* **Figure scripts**
* BEGIN *
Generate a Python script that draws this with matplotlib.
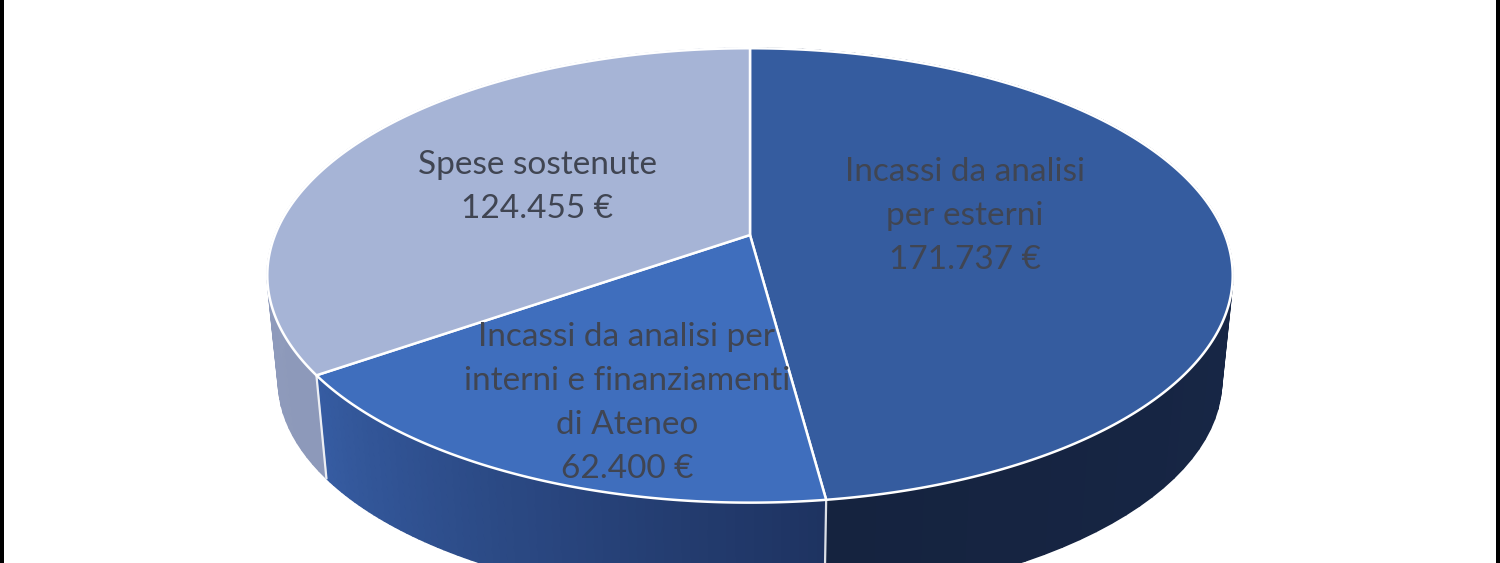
import numpy as np
import matplotlib
matplotlib.use("Agg")
import matplotlib.pyplot as plt
from matplotlib.colors import to_rgb

categories = ["Incassi da analisi\nper esterni",
              "Incassi da analisi per\ninterni e finanziamenti\ndi Ateneo",
              "Spese sostenute"]
values = [171737, 62400, 124455]
value_labels = ["171.737 €", "62.400 €", "124.455 €"]
top_colors = ["#355C9F", "#3F6EBD", "#A6B4D6"]
side_start = ["#1B2C50", "#1E3361", "#8D99BA"]   # colour at the slice's clockwise start
side_end = ["#15233F", "#365CA2", "#939FBF"]
label_pos = [(965, 216), (627, 403), (537, 187)]

W, H = 1500, 563
CX, CY = 750, 235
A, B, K = 475.0, 220.0, 0.178       # perspective disc
VY, S = 4850.0, 0.977               # extrusion vanishing point and scale


def top_xy(theta):
    u, v = np.sin(theta), -np.cos(theta)
    d = 1 - K * v
    return CX + A * u / d, CY + B * v / d


def bottom_xy(theta):
    x, y = top_xy(theta)
    return CX + S * (x - CX), VY + S * (y - VY)


fig = plt.figure(figsize=(15, 5.63), dpi=100, facecolor="white")
ax = fig.add_axes([0, 0, 1, 1])
ax.set_xlim(0, W)
ax.set_ylim(H, 0)
ax.axis("off")

# black side borders of the image
ax.axvspan(0, 4, color="black", lw=0)
ax.axvspan(1496, W, color="black", lw=0)

edges = 2 * np.pi * np.concatenate([[0], np.cumsum(values)]) / np.sum(values)

# sides
for i in range(len(values)):
    th = np.linspace(edges[i], edges[i + 1], 70)
    c0, c1 = np.array(to_rgb(side_start[i])), np.array(to_rgb(side_end[i]))
    xt, yt = top_xy(th)
    xb, yb = bottom_xy(th)
    ax.fill(np.r_[xt, xb[::-1]], np.r_[yt, yb[::-1]], facecolor=(c0 + c1) / 2,
            edgecolor="none", zorder=2)
    for j in range(len(th) - 1):
        t = j / (len(th) - 2)
        col = c0 + (c1 - c0) * t
        ax.fill(np.r_[xt[j:j + 2], xb[j:j + 2][::-1]],
                np.r_[yt[j:j + 2], yb[j:j + 2][::-1]], facecolor=col,
                edgecolor=col, lw=1.2, zorder=2)

# white seams between slices on the side wall
for e in edges[:-1]:
    xt, yt = top_xy(e)
    xb, yb = bottom_xy(e)
    if -np.cos(e) > 0:
        ax.plot([xt, xb], [yt, yb], color="white", lw=1.6, alpha=0.85, zorder=3)

# top faces
for i in range(len(values)):
    th = np.linspace(edges[i], edges[i + 1], 300)
    x, y = top_xy(th)
    ax.fill(np.r_[CX, x], np.r_[CY, y], facecolor=top_colors[i],
            edgecolor="white", lw=1.8, joinstyle="round", zorder=4)

# labels
for cat, val, (lx, ly) in zip(categories, value_labels, label_pos):
    ax.text(lx, ly, f"{cat}\n{val}", ha="center", va="center", family="Lato",
            fontsize=24, color="#404552", linespacing=1.57, zorder=5)

fig.savefig("out.png", dpi=100)
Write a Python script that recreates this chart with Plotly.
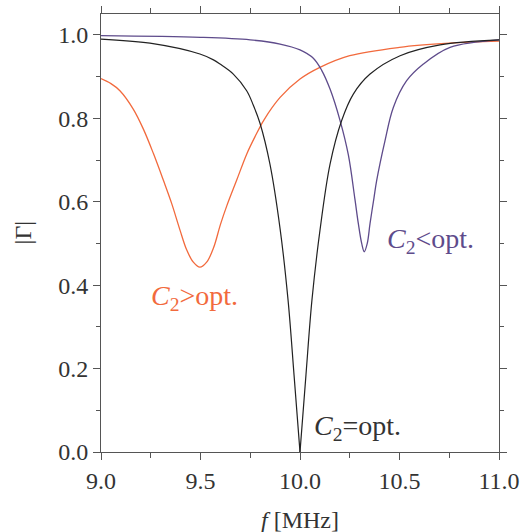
import plotly.graph_objects as go

# C2 = opt. (black)
x_opt = [9.0, 9.246, 9.497, 9.565, 9.598, 9.665, 9.732, 9.765, 9.799, 9.849, 9.9, 9.94, 9.97, 10.0,
         10.03, 10.06, 10.1, 10.151, 10.209, 10.268, 10.352, 10.503, 10.704, 11.0]
y_opt = [0.990, 0.980, 0.954, 0.940, 0.930, 0.906, 0.866, 0.832, 0.788, 0.690, 0.535, 0.364, 0.185, 0.0,
         0.185, 0.364, 0.530, 0.690, 0.794, 0.858, 0.906, 0.950, 0.976, 0.988]

# C2 > opt. (orange)
x_gt = [9.0, 9.05, 9.095, 9.162, 9.213, 9.263, 9.313, 9.355, 9.397, 9.431, 9.464, 9.497, 9.531,
        9.566, 9.60, 9.632, 9.682, 9.732, 9.774, 9.82, 9.9, 10.0, 10.1, 10.25, 10.5, 10.75, 11.0]
y_gt = [0.895, 0.883, 0.866, 0.822, 0.774, 0.716, 0.652, 0.596, 0.532, 0.484, 0.455, 0.443, 0.455,
        0.490, 0.545, 0.590, 0.652, 0.714, 0.756, 0.797, 0.850, 0.894, 0.922, 0.950, 0.970, 0.980, 0.985]

# C2 < opt. (purple)
x_lt = [9.0, 9.5, 9.75, 9.9, 10.0, 10.067, 10.109, 10.151, 10.201, 10.243, 10.276, 10.293,
        10.31, 10.323, 10.338, 10.352, 10.372, 10.385, 10.427, 10.469, 10.536, 10.62, 10.754, 11.0]
y_lt = [0.998, 0.994, 0.988, 0.978, 0.964, 0.944, 0.915, 0.870, 0.795, 0.712, 0.606, 0.548,
        0.500, 0.480, 0.500, 0.548, 0.610, 0.650, 0.746, 0.826, 0.890, 0.930, 0.970, 0.988]

x_ticks = [9.0, 9.5, 10.0, 10.5, 11.0]
y_ticks = [0.0, 0.2, 0.4, 0.6, 0.8, 1.0]

BLACK = "#222222"
ORANGE = "#F26A3D"
PURPLE = "#5E4B8B"
TEXT = "#333333"
SERIF = "Times New Roman, Liberation Serif, DejaVu Serif, serif"

fig = go.Figure()
fig.add_trace(go.Scatter(x=x_gt, y=y_gt, mode="lines",
                         line=dict(color=ORANGE, width=1.3, shape="spline", smoothing=1.0)))
fig.add_trace(go.Scatter(x=x_lt, y=y_lt, mode="lines",
                         line=dict(color=PURPLE, width=1.3, shape="spline", smoothing=1.0)))
# black curve drawn as two branches so the zero point stays a sharp V
i0 = y_opt.index(min(y_opt))
fig.add_trace(go.Scatter(x=x_opt[:i0 + 1], y=y_opt[:i0 + 1], mode="lines",
                         line=dict(color=BLACK, width=1.2, shape="spline", smoothing=1.0)))
fig.add_trace(go.Scatter(x=x_opt[i0:], y=y_opt[i0:], mode="lines",
                         line=dict(color=BLACK, width=1.2, shape="spline", smoothing=1.0)))

ann_font = 28
fig.add_annotation(x=9.241, y=0.371, xref="x", yref="y", xanchor="left", yanchor="middle",
                   text="<i>C</i><sub>2</sub>&gt;opt.", showarrow=False,
                   font=dict(family=SERIF, size=ann_font, color=ORANGE))
fig.add_annotation(x=10.427, y=0.508, xref="x", yref="y", xanchor="left", yanchor="middle",
                   text="<i>C</i><sub>2</sub>&lt;opt.", showarrow=False,
                   font=dict(family=SERIF, size=ann_font, color=PURPLE))
fig.add_annotation(x=10.06, y=0.059, xref="x", yref="y", xanchor="left", yanchor="middle",
                   text="<i>C</i><sub>2</sub>=opt.", showarrow=False,
                   font=dict(family=SERIF, size=ann_font, color=TEXT))

# axis titles
fig.add_annotation(x=0.5, y=-0.155, xref="paper", yref="paper", xanchor="center", yanchor="middle",
                   text="<i>f</i> [MHz]", showarrow=False,
                   font=dict(family=SERIF, size=24, color=TEXT))
fig.add_annotation(x=-0.195, y=0.5, xref="paper", yref="paper", xanchor="center", yanchor="middle",
                   text="|Γ|", showarrow=False, textangle=-90,
                   font=dict(family=SERIF, size=24, color=TEXT))

axis_common = dict(showline=True, linecolor="#555555", linewidth=1, mirror="ticks",
                   ticks="outside", tickcolor="#555555", ticklen=7, tickwidth=1,
                   showgrid=False, zeroline=False, automargin=False,
                   tickfont=dict(family=SERIF, size=24, color=TEXT))

fig.update_xaxes(range=[9.0, 11.0], tickvals=x_ticks, tickformat=".1f",
                 minor=dict(dtick=0.25, ticks="outside", ticklen=5, tickcolor="#555555"),
                 **axis_common)
fig.update_yaxes(range=[0.0, 1.05], tickvals=y_ticks, tickformat=".1f",
                 minor=dict(dtick=0.1, ticks="outside", ticklen=4, tickcolor="#555555"),
                 **axis_common)

fig.update_layout(width=522, height=532, showlegend=False,
                  plot_bgcolor="white", paper_bgcolor="white",
                  margin=dict(l=101, r=23, t=14, b=80))

fig.write_html("out.html")
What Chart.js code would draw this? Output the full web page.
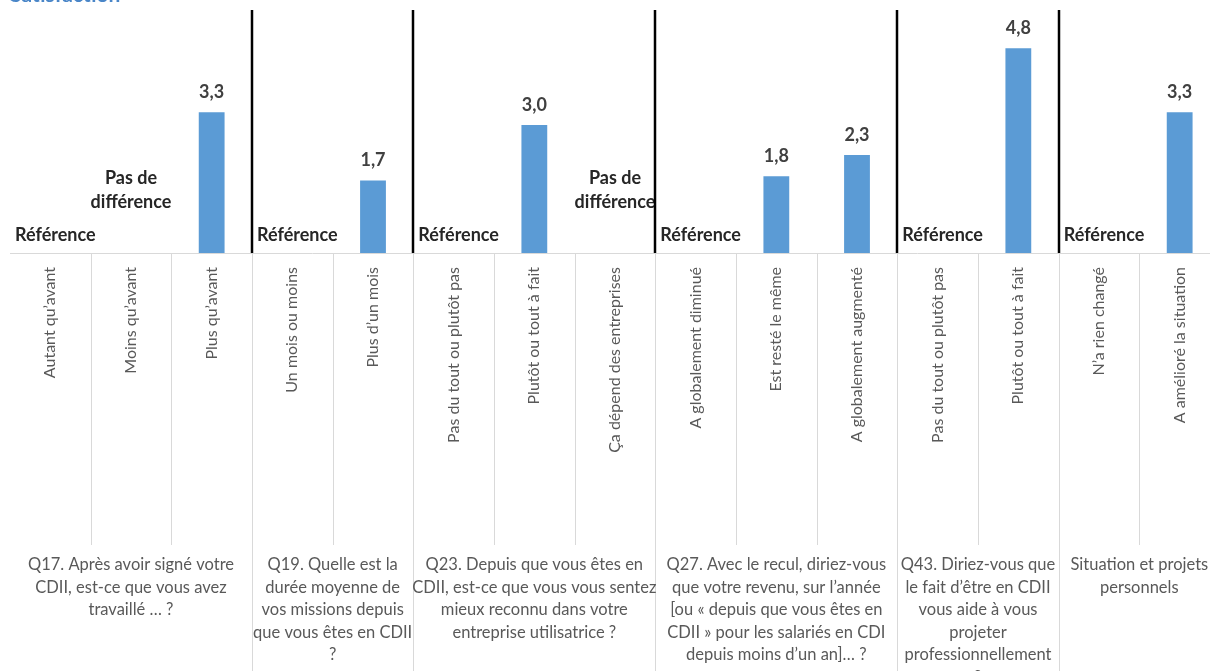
<!DOCTYPE html>
<html>
<head>
<meta charset="utf-8">
<script src="https://cdn.jsdelivr.net/npm/chart.js@4"></script>
<style>
    html, body { margin: 0; padding: 0; background: #fff; overflow: hidden; }
    #wrap { position: relative; width: 1230px; height: 671px; }
    #title { position: absolute; left: 10px; top: -17px; font: bold 21px Lato, sans-serif; color: #4a86c8; line-height: 1; }
</style>
</head>
<body>
<div id="wrap">
    <canvas id="chart" width="1230" height="671"></canvas>
    <div id="title">Satisfaction</div>
</div>
<script>
// categories, one per column
const categories = [
    'Autant qu\u2019avant', 'Moins qu\u2019avant', 'Plus qu\u2019avant',
    'Un mois ou moins', 'Plus d\u2019un mois',
    'Pas du tout ou plutôt pas', 'Plutôt ou tout à fait', 'Ça dépend des entreprises',
    'A globalement diminué', 'Est resté le même', 'A globalement augmenté',
    'Pas du tout ou plutôt pas', 'Plutôt ou tout à fait',
    'N\u2019a rien changé', 'A amélioré la situation'
];

const values = [null, null, 3.3, null, 1.7, null, 3.0, null, null, 1.8, 2.3, null, 4.8, null, 3.3];

// text shown instead of a bar
const notes = [
    'Référence', 'Pas de\ndifférence', null,
    'Référence', null,
    'Référence', null, 'Pas de\ndifférence',
    'Référence', null, null,
    'Référence', null,
    'Référence', null
];

const groupSizes = [3, 2, 3, 3, 2, 2];
const groupLabels = [
    ['Q17. Après avoir signé votre', 'CDII, est-ce que vous avez', 'travaillé … ?'],
    ['Q19. Quelle est la', 'durée moyenne de', 'vos missions depuis', 'que vous êtes en CDII', '?'],
    ['Q23. Depuis que vous êtes en', 'CDII, est-ce que vous vous sentez', 'mieux reconnu dans votre', 'entreprise utilisatrice ?'],
    ['Q27. Avec le recul, diriez-vous', 'que votre revenu, sur l\u2019année', '[ou « depuis que vous êtes en', 'CDII » pour les salariés en CDI', 'depuis moins d\u2019un an]… ?'],
    ['Q43. Diriez-vous que', 'le fait d\u2019être en CDII', 'vous aide à vous', 'projeter', 'professionnellement', '?'],
    ['Situation et projets', 'personnels']
];

const textColor = '#595959';

const decorPlugin = {
    id: 'decor',
    afterDatasetsDraw(chart) {
        const ctx = chart.ctx;
        const x = chart.scales.x;
        const y = chart.scales.y;
        const base = y.getPixelForValue(0);
        ctx.save();
        ctx.textAlign = 'center';
        ctx.textBaseline = 'middle';

        // value labels
        ctx.font = 'bold 18px Lato, sans-serif';
        ctx.fillStyle = '#404040';
        values.forEach((v, i) => {
            if (v === null) return;
            const px = x.getPixelForValue(i);
            const py = y.getPixelForValue(v);
            ctx.fillText(v.toFixed(1).replace('.', ','), px, py - 20);
        });

        // reference / no difference notes
        ctx.fillStyle = '#262626';
        notes.forEach((n, i) => {
            if (!n) return;
            const lines = n.split('\n');
            const multi = lines.length > 1;
            const px = x.getPixelForValue(i) + (multi ? 0 : 5);
            const bottom = multi ? base - 51 : base - 18;
            lines.forEach((l, j) => {
                ctx.fillText(l, px, bottom - (lines.length - 1 - j) * 24);
            });
        });
        ctx.restore();
    },
    afterDraw(chart) {
        const ctx = chart.ctx;
        const x = chart.scales.x;
        const area = chart.chartArea;
        const step = (x.right - x.left) / categories.length;
        const h = chart.height;
        ctx.save();

        // axis line
        ctx.strokeStyle = '#d9d9d9';
        ctx.lineWidth = 1;
        ctx.beginPath();
        ctx.moveTo(x.left, area.bottom + 0.5);
        ctx.lineTo(x.right, area.bottom + 0.5);
        ctx.stroke();

        const groupEdges = [];
        let acc = 0;
        groupSizes.forEach(s => { acc += s; groupEdges.push(acc); });

        // gray lines under the axis
        for (let k = 1; k < categories.length; k++) {
            const px = Math.round(x.left + k * step) + 0.5;
            const isGroup = groupEdges.includes(k);
            ctx.beginPath();
            ctx.moveTo(px, area.bottom);
            ctx.lineTo(px, isGroup ? h : 545);
            ctx.stroke();
        }

        // black separators between groups
        ctx.strokeStyle = '#000';
        ctx.lineWidth = 2.5;
        groupEdges.slice(0, -1).forEach(k => {
            const px = Math.round(x.left + k * step);
            ctx.beginPath();
            ctx.moveTo(px, area.top);
            ctx.lineTo(px, area.bottom);
            ctx.stroke();
        });

        // group labels
        ctx.fillStyle = textColor;
        ctx.font = '16.5px Lato, sans-serif';
        ctx.textAlign = 'center';
        ctx.textBaseline = 'middle';
        let start = 0;
        groupSizes.forEach((s, g) => {
            const cx = x.left + (start + s / 2) * step;
            groupLabels[g].forEach((l, j) => {
                ctx.fillText(l, cx, 565 + j * 22.5);
            });
            start += s;
        });
        ctx.restore();
    }
};

new Chart(document.getElementById('chart'), {
    type: 'bar',
    data: {
        labels: categories,
        datasets: [{
            data: values,
            backgroundColor: '#5b9bd5',
            barPercentage: 0.32,
            categoryPercentage: 1
        }]
    },
    options: {
        responsive: false,
        animation: false,
        layout: { padding: { left: 10, right: 10, top: 10, bottom: 0 } },
        plugins: {
            legend: { display: false },
            tooltip: { enabled: false }
        },
        scales: {
            x: {
                grid: { display: false },
                border: { display: false },
                ticks: {
                    autoSkip: false,
                    minRotation: 90,
                    maxRotation: 90,
                    padding: 6,
                    color: textColor,
                    font: { family: 'Lato', size: 16 }
                },
                afterFit(scale) { scale.height = 418; }
            },
            y: {
                display: false,
                min: 0,
                max: 5.7
            }
        }
    },
    plugins: [decorPlugin]
});
</script>
</body>
</html>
* END *
Pull out each line of the records holding the string "this".

Generate a Python script that draws this with matplotlib.
Write a Python script that recreates this chart with Plotly.
What Chart.js code would draw this? Output the full web page.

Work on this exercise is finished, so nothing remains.